▶ **Directions**:
All lines from the top of the records below through the line holding "const fmt = (v: number)", and only those, should be printed exactly, minus the pictures.

[Data entries]
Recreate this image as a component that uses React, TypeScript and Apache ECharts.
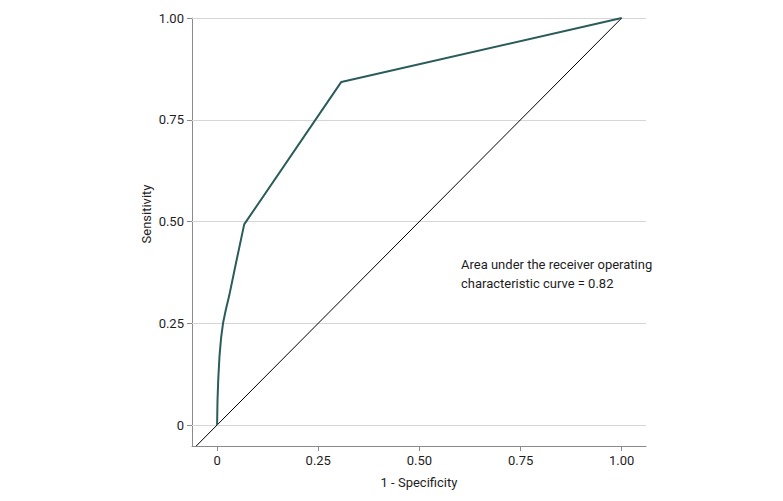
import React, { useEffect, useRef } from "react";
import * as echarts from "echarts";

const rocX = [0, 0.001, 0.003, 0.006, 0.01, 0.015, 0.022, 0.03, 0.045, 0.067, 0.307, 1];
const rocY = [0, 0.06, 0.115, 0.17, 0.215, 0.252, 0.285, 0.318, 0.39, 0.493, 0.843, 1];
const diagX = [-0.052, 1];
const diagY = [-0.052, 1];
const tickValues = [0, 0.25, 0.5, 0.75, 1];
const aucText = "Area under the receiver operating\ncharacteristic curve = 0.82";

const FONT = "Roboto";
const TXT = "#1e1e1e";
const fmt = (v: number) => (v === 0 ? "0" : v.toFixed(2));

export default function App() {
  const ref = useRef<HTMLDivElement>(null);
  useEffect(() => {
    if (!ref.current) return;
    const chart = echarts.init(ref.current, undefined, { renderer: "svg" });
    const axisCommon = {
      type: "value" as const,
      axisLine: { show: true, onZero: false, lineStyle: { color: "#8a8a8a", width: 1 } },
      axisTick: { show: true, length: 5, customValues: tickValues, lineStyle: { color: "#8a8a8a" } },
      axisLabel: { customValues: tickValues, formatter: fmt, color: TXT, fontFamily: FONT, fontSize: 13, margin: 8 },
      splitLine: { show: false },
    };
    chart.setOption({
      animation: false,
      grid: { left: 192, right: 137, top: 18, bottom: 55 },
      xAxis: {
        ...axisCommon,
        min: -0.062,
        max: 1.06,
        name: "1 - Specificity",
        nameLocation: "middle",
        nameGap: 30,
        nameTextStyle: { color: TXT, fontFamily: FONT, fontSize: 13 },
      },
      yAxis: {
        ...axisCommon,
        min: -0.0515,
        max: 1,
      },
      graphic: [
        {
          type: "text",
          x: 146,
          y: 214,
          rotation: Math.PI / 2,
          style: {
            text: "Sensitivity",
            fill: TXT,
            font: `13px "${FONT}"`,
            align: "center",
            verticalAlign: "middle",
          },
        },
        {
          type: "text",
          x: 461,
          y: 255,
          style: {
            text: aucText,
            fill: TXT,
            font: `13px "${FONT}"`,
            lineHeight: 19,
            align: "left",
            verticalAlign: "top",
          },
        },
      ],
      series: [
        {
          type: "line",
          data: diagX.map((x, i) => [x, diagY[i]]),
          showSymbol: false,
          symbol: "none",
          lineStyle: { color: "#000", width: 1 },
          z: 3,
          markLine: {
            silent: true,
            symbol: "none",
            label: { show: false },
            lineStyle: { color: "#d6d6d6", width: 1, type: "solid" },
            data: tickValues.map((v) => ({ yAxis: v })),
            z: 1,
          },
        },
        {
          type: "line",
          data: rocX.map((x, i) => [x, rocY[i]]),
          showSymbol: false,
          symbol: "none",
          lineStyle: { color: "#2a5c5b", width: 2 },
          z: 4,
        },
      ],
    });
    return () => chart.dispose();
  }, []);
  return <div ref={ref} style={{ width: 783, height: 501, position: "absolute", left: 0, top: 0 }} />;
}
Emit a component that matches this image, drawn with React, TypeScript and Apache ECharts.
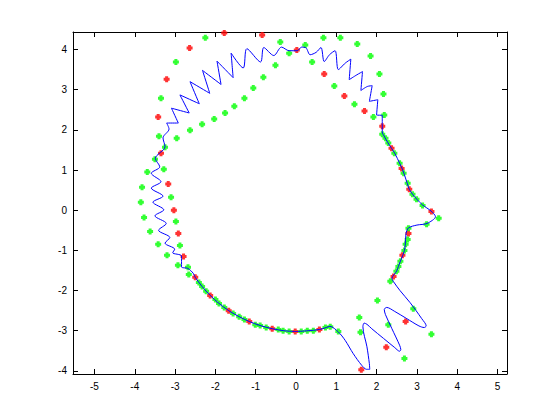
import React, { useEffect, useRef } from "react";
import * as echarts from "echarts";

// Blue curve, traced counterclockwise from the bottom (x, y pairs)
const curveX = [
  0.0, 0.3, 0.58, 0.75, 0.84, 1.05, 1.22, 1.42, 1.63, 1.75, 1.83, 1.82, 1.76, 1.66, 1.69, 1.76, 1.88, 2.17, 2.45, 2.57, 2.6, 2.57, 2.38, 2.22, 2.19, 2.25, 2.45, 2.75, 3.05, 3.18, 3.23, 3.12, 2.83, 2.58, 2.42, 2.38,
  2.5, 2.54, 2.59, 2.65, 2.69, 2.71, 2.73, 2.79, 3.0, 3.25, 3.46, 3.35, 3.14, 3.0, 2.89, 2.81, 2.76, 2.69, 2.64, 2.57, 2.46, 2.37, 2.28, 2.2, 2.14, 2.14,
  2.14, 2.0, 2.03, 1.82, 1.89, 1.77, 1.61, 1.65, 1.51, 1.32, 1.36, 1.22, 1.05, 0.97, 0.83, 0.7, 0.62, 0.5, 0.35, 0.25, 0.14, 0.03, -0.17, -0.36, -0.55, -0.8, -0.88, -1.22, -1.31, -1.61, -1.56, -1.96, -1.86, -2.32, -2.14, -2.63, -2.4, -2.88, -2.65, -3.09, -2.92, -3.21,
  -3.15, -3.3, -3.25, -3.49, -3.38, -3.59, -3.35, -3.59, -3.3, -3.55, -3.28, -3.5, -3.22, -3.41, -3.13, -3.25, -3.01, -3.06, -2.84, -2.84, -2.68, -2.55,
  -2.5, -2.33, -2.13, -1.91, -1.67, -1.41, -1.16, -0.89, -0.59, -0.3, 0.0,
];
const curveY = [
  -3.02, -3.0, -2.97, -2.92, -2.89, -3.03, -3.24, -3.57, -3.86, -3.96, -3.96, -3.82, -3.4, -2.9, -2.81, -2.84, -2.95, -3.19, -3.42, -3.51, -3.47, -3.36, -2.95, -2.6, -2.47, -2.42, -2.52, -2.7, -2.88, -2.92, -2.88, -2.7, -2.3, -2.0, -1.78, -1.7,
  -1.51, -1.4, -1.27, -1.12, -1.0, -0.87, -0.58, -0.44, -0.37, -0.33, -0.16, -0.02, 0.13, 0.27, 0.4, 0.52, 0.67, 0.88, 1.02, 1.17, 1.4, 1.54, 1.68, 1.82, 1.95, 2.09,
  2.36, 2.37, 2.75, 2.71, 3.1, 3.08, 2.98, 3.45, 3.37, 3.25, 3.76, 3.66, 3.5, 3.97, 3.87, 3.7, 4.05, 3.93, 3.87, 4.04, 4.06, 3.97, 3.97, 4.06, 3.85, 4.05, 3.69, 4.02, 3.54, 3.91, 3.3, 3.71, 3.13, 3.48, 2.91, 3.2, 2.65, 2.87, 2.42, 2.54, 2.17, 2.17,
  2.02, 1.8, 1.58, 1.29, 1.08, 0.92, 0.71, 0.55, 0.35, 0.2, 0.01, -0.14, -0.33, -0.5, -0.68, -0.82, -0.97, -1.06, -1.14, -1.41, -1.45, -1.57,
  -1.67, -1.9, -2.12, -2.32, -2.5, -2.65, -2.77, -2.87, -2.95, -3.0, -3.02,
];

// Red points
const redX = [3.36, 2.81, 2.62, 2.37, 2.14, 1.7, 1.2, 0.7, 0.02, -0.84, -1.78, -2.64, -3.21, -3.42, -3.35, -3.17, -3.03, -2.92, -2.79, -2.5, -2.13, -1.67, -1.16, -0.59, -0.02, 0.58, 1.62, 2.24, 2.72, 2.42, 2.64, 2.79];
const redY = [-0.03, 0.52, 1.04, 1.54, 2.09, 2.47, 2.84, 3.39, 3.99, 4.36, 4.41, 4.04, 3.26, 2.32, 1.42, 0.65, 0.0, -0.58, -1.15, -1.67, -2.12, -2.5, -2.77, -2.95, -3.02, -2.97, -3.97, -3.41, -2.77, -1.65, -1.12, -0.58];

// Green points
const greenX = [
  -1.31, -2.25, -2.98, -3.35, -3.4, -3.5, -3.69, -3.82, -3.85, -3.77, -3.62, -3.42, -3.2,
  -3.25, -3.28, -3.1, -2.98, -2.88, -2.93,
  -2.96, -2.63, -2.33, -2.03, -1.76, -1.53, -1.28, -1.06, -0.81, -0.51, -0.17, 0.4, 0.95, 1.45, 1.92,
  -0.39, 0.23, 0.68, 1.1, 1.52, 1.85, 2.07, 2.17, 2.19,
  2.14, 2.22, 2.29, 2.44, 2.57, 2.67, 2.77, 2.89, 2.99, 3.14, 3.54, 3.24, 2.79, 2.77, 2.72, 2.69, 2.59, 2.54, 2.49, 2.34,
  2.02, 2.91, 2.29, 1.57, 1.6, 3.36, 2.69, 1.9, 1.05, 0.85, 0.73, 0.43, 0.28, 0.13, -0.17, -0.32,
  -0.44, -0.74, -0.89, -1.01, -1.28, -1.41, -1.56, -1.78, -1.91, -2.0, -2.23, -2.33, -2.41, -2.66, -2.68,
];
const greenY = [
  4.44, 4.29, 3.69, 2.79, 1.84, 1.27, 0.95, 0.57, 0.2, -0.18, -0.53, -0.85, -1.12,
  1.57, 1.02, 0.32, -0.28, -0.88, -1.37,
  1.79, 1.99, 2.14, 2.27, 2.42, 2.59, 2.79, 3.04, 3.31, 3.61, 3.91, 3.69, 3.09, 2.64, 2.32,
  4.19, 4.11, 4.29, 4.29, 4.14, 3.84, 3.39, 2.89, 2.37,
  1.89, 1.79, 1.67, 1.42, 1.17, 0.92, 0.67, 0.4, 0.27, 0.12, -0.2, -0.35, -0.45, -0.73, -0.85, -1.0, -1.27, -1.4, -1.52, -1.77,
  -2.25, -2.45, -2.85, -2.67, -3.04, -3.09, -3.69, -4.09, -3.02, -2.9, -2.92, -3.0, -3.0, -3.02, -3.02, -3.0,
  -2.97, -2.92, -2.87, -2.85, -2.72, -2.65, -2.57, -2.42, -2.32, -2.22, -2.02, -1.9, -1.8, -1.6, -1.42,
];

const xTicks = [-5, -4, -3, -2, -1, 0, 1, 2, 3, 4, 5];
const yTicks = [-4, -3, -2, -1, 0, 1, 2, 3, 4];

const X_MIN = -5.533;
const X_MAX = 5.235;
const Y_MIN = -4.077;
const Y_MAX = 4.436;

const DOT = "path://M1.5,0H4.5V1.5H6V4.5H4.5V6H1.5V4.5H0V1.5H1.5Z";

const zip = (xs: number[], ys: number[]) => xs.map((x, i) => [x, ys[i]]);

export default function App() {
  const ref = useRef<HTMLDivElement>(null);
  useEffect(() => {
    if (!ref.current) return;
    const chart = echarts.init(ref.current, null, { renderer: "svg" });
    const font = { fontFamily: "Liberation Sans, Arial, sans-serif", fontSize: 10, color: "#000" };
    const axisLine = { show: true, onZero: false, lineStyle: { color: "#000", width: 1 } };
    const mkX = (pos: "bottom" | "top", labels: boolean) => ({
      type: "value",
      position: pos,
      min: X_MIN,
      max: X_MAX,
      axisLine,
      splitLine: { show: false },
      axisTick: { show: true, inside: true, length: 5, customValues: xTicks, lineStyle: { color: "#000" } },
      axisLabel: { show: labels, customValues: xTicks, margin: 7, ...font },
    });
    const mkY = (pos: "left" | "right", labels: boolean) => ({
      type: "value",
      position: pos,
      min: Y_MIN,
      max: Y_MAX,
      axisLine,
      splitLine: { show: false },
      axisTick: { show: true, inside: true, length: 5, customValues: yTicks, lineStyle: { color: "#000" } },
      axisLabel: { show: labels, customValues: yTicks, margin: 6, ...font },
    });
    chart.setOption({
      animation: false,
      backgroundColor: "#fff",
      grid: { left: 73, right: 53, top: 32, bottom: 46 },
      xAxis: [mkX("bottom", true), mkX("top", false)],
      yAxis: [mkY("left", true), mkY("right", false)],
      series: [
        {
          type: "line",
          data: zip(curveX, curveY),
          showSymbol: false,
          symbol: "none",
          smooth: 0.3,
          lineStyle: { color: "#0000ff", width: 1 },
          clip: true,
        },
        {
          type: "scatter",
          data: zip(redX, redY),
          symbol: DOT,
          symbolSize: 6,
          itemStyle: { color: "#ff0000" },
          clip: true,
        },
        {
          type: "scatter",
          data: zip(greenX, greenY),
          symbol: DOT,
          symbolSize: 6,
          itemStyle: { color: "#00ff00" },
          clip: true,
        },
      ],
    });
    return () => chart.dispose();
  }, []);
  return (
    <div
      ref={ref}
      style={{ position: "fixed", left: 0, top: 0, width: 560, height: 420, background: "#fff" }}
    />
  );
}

▶ **Worked answer**:
Recreate this image as a component that uses React, TypeScript and Apache ECharts.
import React, { useEffect, useRef } from "react";
import * as echarts from "echarts";

const rocX = [0, 0.001, 0.003, 0.006, 0.01, 0.015, 0.022, 0.03, 0.045, 0.067, 0.307, 1];
const rocY = [0, 0.06, 0.115, 0.17, 0.215, 0.252, 0.285, 0.318, 0.39, 0.493, 0.843, 1];
const diagX = [-0.052, 1];
const diagY = [-0.052, 1];
const tickValues = [0, 0.25, 0.5, 0.75, 1];
const aucText = "Area under the receiver operating\ncharacteristic curve = 0.82";

const FONT = "Roboto";
const TXT = "#1e1e1e";
const fmt = (v: number) => (v === 0 ? "0" : v.toFixed(2));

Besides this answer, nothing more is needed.